For a counterexample, take $$U=\{(x,y)\in\mathbb{R}^2\colon \lvert y-\sin(x^{-1})\rvert<x\}.$$ Its closure will be $$\overline U=\{(x,y)\in\mathbb{R}^2\colon \lvert y-\sin(x^{-1})\rvert\le x\} \cup\bigl(\{0\}\times[-1,1]\bigr). $$ No curve from the interior can reach the vertical segment along the $y$ axis.

Solution 2:

I fill in the details of Olivier Bégassat's proposal: Let $Y$ be the $y$-axis, and let $X$ be the union of the open vertical segments $L_x$ centered at the points $p_x=\bigl(x,\sin(1/x)\bigr)$ with $x>0$, with length $2x$. Now I invoke the "comb theorem" (patent pending ;-) ): If $W$ is a topological space, and $Z$ (the "shaft")and $Z_i, i\in I$ (the "teeth") are connected (resp., path-connected) subsets of $W$ such that $Z_i\cap Z\ne\emptyset$ for each $i$, then the union $Z\cup\bigl(\cup_i Z_i\bigr)$ is a connected (resp., path-connected) set.

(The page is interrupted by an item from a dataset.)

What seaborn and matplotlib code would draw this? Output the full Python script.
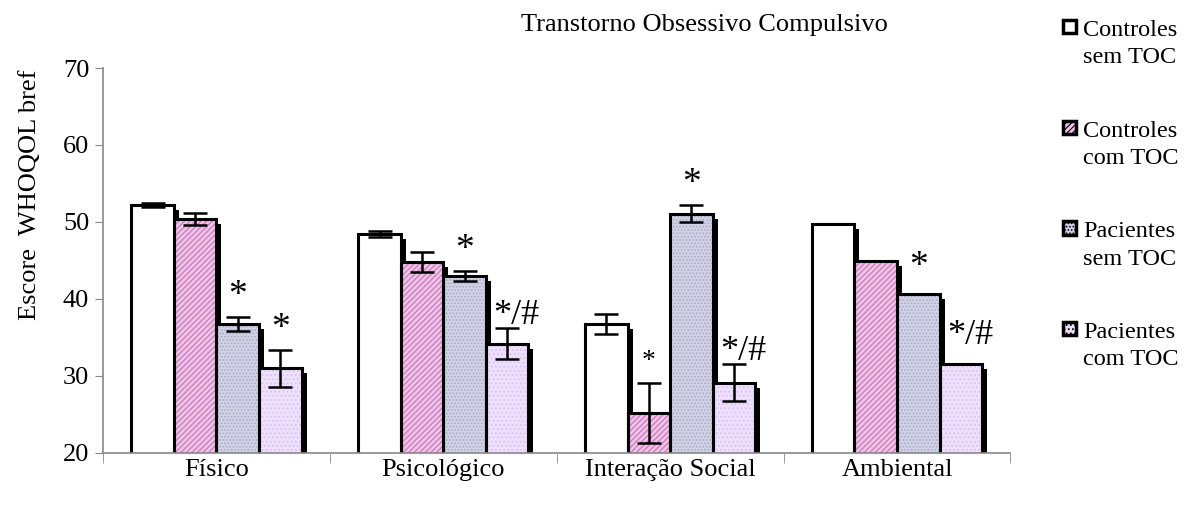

In our case of interest the shaft $Z$ is the graph of the function $y=\sin(1/x)$ for $x>0$, which is path-connected (the image of the path-connected set $(0,\infty)$ via the continuous function $\sin(1/x)\ $), and the teeth are the segments $L_x$, which obviously are path-connected. Therefore $X$ is path-connected.

The mapping $h:(0,\infty)\times(-1,1)\to X$ given by $h(x,t)=\bigl(x,\sin(1/x)+tx\bigr)$ is a homeomorphism, so $X$ is an open set. It remains to show that $\overline X$ is not path-connected. For this, suppose that some continuous path $\gamma:[0,1]\to\overline X$ is such that $\gamma(0)=(0,0)$ and $\gamma(1)=(1/\pi,0)$. Let $$c=\sup\{x\in[0,1]: \gamma(x)\in Y\}\,.$$ Since $Y$ is closed, then we actually have $\gamma(c)\in Y$, and so $\gamma\bigl([c,1]\bigr)\cap Y=\emptyset$.

Let $(x,y)\in\overline X$, with $x>0$. Then some sequence $(x_n,y_n)\in X$ converges to $(x,y)$, and so $y_n=\sin(1/x_n)+t_nx_n$ with $t_n\in(-1,1)$. Taking a subsequence, we can suppose that $t_n\to t\in[-1,1]$, which implies $y=\sin(1/x)+tx$. This shows that the points of $\overline X$ outside $Y$ are in the union, say $T$, of the closed segments $\overline{L_x}$ with $x>0$ (which is visually obvious). In particular we have $\gamma\bigl((c,1]\bigr)\subseteq T$.

Let $\gamma(x)=\bigl(\alpha(x),\beta(x)\bigr)$. If $c<d\leq1$, then $\alpha(d)>0$. Let $k$ be a positive integer such that $s,t<\min\{1/2,\alpha(d)\}$, where

$$s=\frac1{2k\pi+\frac\pi2},\ t=\frac1{2k\pi-\frac\pi2}.$$

Since $\alpha$ is continuous, then some $d^\prime,d^{\prime\prime}\in(c,d)$ satisfy $\alpha(d^\prime)=s$ and $\alpha(d^{\prime\prime})=t$. In this case we have $|\beta(d^\prime)-\sin(1/s)|=|\beta(d^\prime)-1|\leq s\leq1/2$, and so $\beta(d^\prime)\geq1/2$. Similarly we have $|\beta(d^{\prime\prime})-\sin(1/t)|=|\beta(d^{\prime\prime})+1|\leq t\leq1/2$, which implies $\beta(d^{\prime\prime})\leq-1/2$. Since $\beta$ is continuous, then $\beta(d^{\prime\prime\prime})=1/2$ for some $d^{\prime\prime\prime}$ between $d^\prime$ and $d^{\prime\prime}$.

Consequently, as $d$ goes to $c$, the points $\gamma(d^{\prime\prime\prime})$ converge to $(0,1/2)$. Therefore $(0,1/2)\in\overline{\gamma\bigl([c,1]\bigr)}$, which is absurd because $\gamma\bigl([c,1]\bigr)$ is compact, hence closed, and we already see that $\gamma\bigl([c,1]\bigr)\cap Y=\emptyset$. This contradiction shows that $\overline X$ is not path-connected.